Founder and Principal

Design AVEnues LLC

Q: How did you get into the home and building performance industry?

A: Sideways. My environmental sensibility was inborn, so that was a given, and then I studied architecture. After getting my degree, I designed 100+ residential remodels, which gave me a great understanding of how houses go together and what their issues are. Then, when the green building world was starting to raise its green tendrils from the earth in the early ’90s, I did a Master’s program focused on energy, materials, and housing. Blending remodeling experience with green building is pretty much the recipe for home performance, and early on I was fortunate to learn a lot through collaboration with some of the leading lights in this field—Joe Lstiburek and Peter Yost among them.

Q: What’s the best session you’ve attended at an industry conference and why?

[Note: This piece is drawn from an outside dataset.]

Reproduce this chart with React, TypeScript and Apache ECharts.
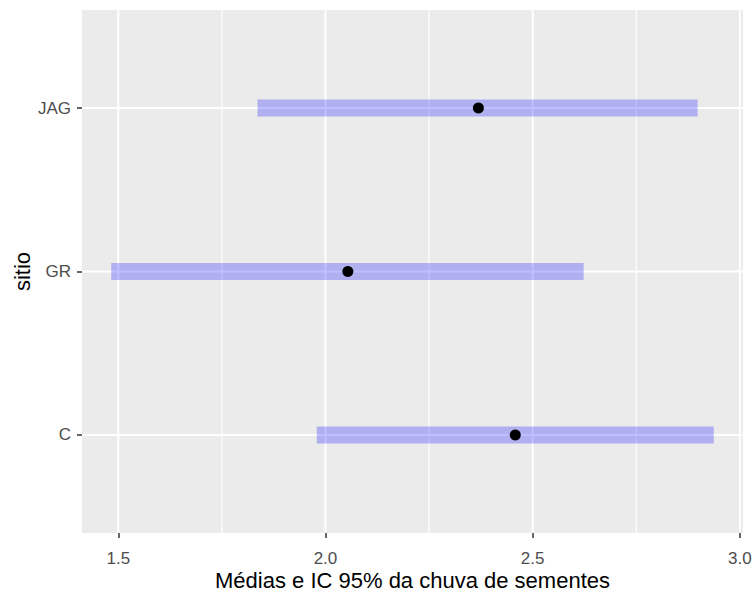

A: I honestly can’t single out one session, but I will call out some favorite speakers: Ray Cole, Ed Mazria, and once again, Peter Yost. Ray, because he’s such a visionary; he’s always thinking out ahead of the rest of us, seeing the next thing that needs our attention. Ed, because he’s a masterful weaver of information and inspiration, showing us the bright future that is possible and that we are creating. Peter, because he’s passionate, funny, deeply knowledgeable, and a truly gifted teacher.